There is enormous value for success. You have to be No. 1 or No. 2, or don’t bother.
4. Harder to enter a pre-existing sector but easier to create a new one.
Discover a billion dollar business as you go along and cutting into the existing pie is always difficult.
5. Top brands haven’t spent on advertising.
The biggest determinant of success is insane customer delight and the resulting word of mouth. RedBull hasn’t spent a pie on advertising but still third largest selling soft drink.
6. Your marketing IQ is inversely proportional to your marketing budget.
Are you remark-worthy to your target group? If not, start again. Great marketing spends might not convert into sales.
7. Digital is not just cheaper than TV as a marketing medium. It is bigger.
TV ads cost a fortune. Choose digital media, which is cheaper.
8. Don’t just think 360º. Think 360 by 360 all 24/7.
Don’t just do the talking. Listening, responding, analysing, then talking should happen 24/7. Restructure.
9. Most important technical skill you need: recruitment and retention.
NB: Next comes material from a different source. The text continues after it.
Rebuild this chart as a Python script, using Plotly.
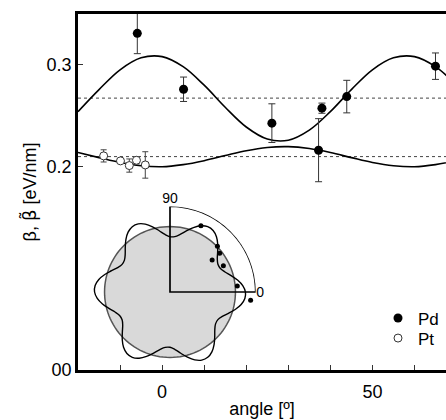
import plotly.graph_objects as go

# ---------------- data ----------------
# Pd measurements (filled circles)
pd_angle = [-5.9, 5.1, 26.1, 37.2, 38.0, 43.9, 65.0]
pd_beta = [0.331, 0.276, 0.2427, 0.2161, 0.2574, 0.2688, 0.2987]
pd_err = [0.020, 0.012, 0.019, 0.031, 0.005, 0.016, 0.013]

# Pt measurements (open circles)
pt_angle = [-13.9, -9.9, -7.8, -6.1, -4.0]
pt_beta = [0.2105, 0.2056, 0.2010, 0.2062, 0.2016]
pt_err = [0.006, 0.002, 0.0065, 0.0036, 0.013]

# fitted curves, read every 5 degrees
curve_angle = [-20, -15, -10, -5, 0, 5, 10, 15, 20, 25, 30, 35, 40, 45, 50, 55, 60, 65, 70]
pd_curve = [0.2540, 0.2757, 0.2951, 0.3069, 0.3081, 0.2982, 0.2800, 0.2583, 0.2389, 0.2271,
            0.2259, 0.2358, 0.2540, 0.2757, 0.2951, 0.3069, 0.3081, 0.2982, 0.2800]
pt_curve = [0.2138, 0.2088, 0.2040, 0.2008, 0.1998, 0.2019, 0.2058, 0.2108, 0.2156, 0.2188,
            0.2196, 0.2177, 0.2138, 0.2088, 0.2040, 0.2008, 0.1998, 0.2019, 0.2058]

# mean values (dotted lines)
pd_mean = 0.2673
pt_mean = 0.2098

# axis ticks
x_ticks = [-20, -10, 0, 10, 20, 30, 40, 50, 60]
x_ticklabels = ["", "", "0", "", "", "", "", "50", ""]
y_ticks = [0.0, 0.2, 0.3]
y_ticklabels = ["00", "0.2", "0.3"]

# inset: one 60-degree period of the Pd fit (angles 0..55) repeated for 6-fold symmetry
period_angle = [0, 5, 10, 15, 20, 25, 30, 35, 40, 45, 50, 55]
period_pd = pd_curve[4:16]
polar_range = 0.35

FONT = "Liberation Sans, Arial, sans-serif"

fig = go.Figure()

# fitted curves
fig.add_trace(go.Scatter(x=curve_angle, y=pd_curve, mode="lines", line=dict(color="black", width=1.6, shape="spline"),
                         showlegend=False, hoverinfo="skip"))
fig.add_trace(go.Scatter(x=curve_angle, y=pt_curve, mode="lines", line=dict(color="black", width=1.6, shape="spline"),
                         showlegend=False, hoverinfo="skip"))

# data points
fig.add_trace(go.Scatter(x=pd_angle, y=pd_beta, mode="markers", name="Pd", legend="legend",
                         marker=dict(color="black", size=9, symbol="circle"),
                         error_y=dict(type="data", array=pd_err, color="#333", thickness=1, width=3.5)))
fig.add_trace(go.Scatter(x=pt_angle, y=pt_beta, mode="markers", name="Pt", legend="legend2",
                         marker=dict(color="white", size=8, symbol="circle", line=dict(color="#333", width=1)),
                         error_y=dict(type="data", array=pt_err, color="#444", thickness=1, width=3)))

# mean dotted lines
for m in (pd_mean, pt_mean):
    fig.add_shape(type="line", xref="paper", x0=0, x1=1, yref="y", y0=m, y1=m,
                  line=dict(color="#444", width=1, dash="dot"), layer="below")

# ---------------- inset polar ----------------
theta_full = [a + 60 * k for k in range(6) for a in period_angle] + [360]
r_full = period_pd * 6 + [period_pd[0]]
circ_theta = list(range(0, 361, 3))
circ_r = [pd_mean] * len(circ_theta)

fig.add_trace(go.Scatterpolar(r=circ_r, theta=circ_theta, mode="lines", fill="toself",
                              fillcolor="#d9d9d9", line=dict(color="#555", width=1.5),
                              showlegend=False, hoverinfo="skip", subplot="polar"))
fig.add_trace(go.Scatterpolar(r=r_full, theta=theta_full, mode="lines",
                              line=dict(color="black", width=1.4, shape="spline"),
                              showlegend=False, hoverinfo="skip", subplot="polar"))
# quarter frame
arc_theta = list(range(90, -1, -2))
frame_theta = arc_theta + [0, 90]
frame_r = [polar_range] * len(arc_theta) + [0, polar_range]
fig.add_trace(go.Scatterpolar(r=frame_r, theta=frame_theta, mode="lines",
                              line=dict(color="black", width=1.7),
                              showlegend=False, hoverinfo="skip", subplot="polar"))
fig.add_trace(go.Scatterpolar(r=pd_beta, theta=pd_angle, mode="markers",
                              marker=dict(color="black", size=5),
                              showlegend=False, hoverinfo="skip", subplot="polar"))

# geometry
W, H = 446, 420
ml, mr, mt, mb = 78, 0, 14, 30
pw, ph = W - ml - mr, H - mt - mb
axis_bottom_px = 370
cx, cy, rad = 170, 292, 85.7

def px_x(p):
    return (p - ml) / pw

def px_y(p):
    return (H - mb - p) / ph

leg_common = dict(xanchor="left", yanchor="top", bgcolor="rgba(0,0,0,0)", font=dict(size=17),
                  itemsizing="trace")

fig.update_layout(
    width=W, height=H,
    margin=dict(l=ml, r=mr, t=mt, b=mb, pad=0),
    paper_bgcolor="white", plot_bgcolor="white",
    font=dict(family=FONT, size=18, color="black"),
    showlegend=True,
    legend=dict(x=px_x(378), y=px_y(300.5), **leg_common),
    legend2=dict(x=px_x(378), y=px_y(320.5), **leg_common),
    xaxis=dict(range=[-20, 67.5], tickvals=x_ticks, ticktext=x_ticklabels, ticks="inside", ticklen=5,
               tickwidth=1, tickcolor="#333", showline=True, linecolor="black", linewidth=2.5, mirror=True,
               showgrid=False, zeroline=False, domain=[0, 1], ticklabelstandoff=4,
               title=dict(text="angle [º]", font=dict(size=18), standoff=2)),
    yaxis=dict(range=[0, 0.35], tickvals=y_ticks, ticktext=y_ticklabels, ticks="inside", ticklen=5,
               tickwidth=1, tickcolor="#333", showline=True, linecolor="black", linewidth=2.5, mirror=False,
               showgrid=False, zeroline=False,
               domain=[px_y(axis_bottom_px), 1],
               title=dict(text='β, <span style="font-family:DejaVu Sans">β̃</span> [eV/nm]',
                          font=dict(size=18), standoff=6)),
    polar=dict(
        domain=dict(x=[px_x(cx - rad), px_x(cx + rad)],
                    y=[px_y(cy + rad), px_y(cy - rad)]),
        bgcolor="rgba(0,0,0,0)",
        radialaxis=dict(range=[0, polar_range], visible=False, showgrid=False),
        angularaxis=dict(tickvals=[0, 90], ticktext=["0", "90"], ticks="", showline=False, showgrid=False,
                         rotation=0, direction="counterclockwise", tickfont=dict(size=14)),
    ),
)

fig.write_html("out.html")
If you invite someone to work for you with less money or for free, it is a greatest way to grow. Your character, charisma, efficiency to attract and retain talent is bigger than other parts of the business. A CEO is first the Chief HR officer.
10. World’s most successful VCs: customers
NR Narayana Murthy, Steve Jobs, Richard Branson, Bill Gates haven’t grown to be billionaires with VC money. It is through paying customers.
11. Before getting a VC in, think about getting them out.
12. Forget about “team”: Here it starts with one man.
Sanjeev Bikchandani, Phanindra Sama, Kunal Behl all started with one man, that is, themselves. In India, it is a one-man show.
13. Hereditary brilliance isn’t bankable. Institutionalized brilliance is.
Vittal Mallya, Vijay Mallya, Siddharth Mallya. Contrast it with other businesses that have transferred vision to many people and brought in new talent.
14. Be eco-friendly with money. Break even burning as little as possible.
15. The pot of gold is the rainbow. The payout is the achievement.
What you do is valuable and your exit is your achievement.
Last but not the least, golden rule: “You don’t die of entrepreneurship.”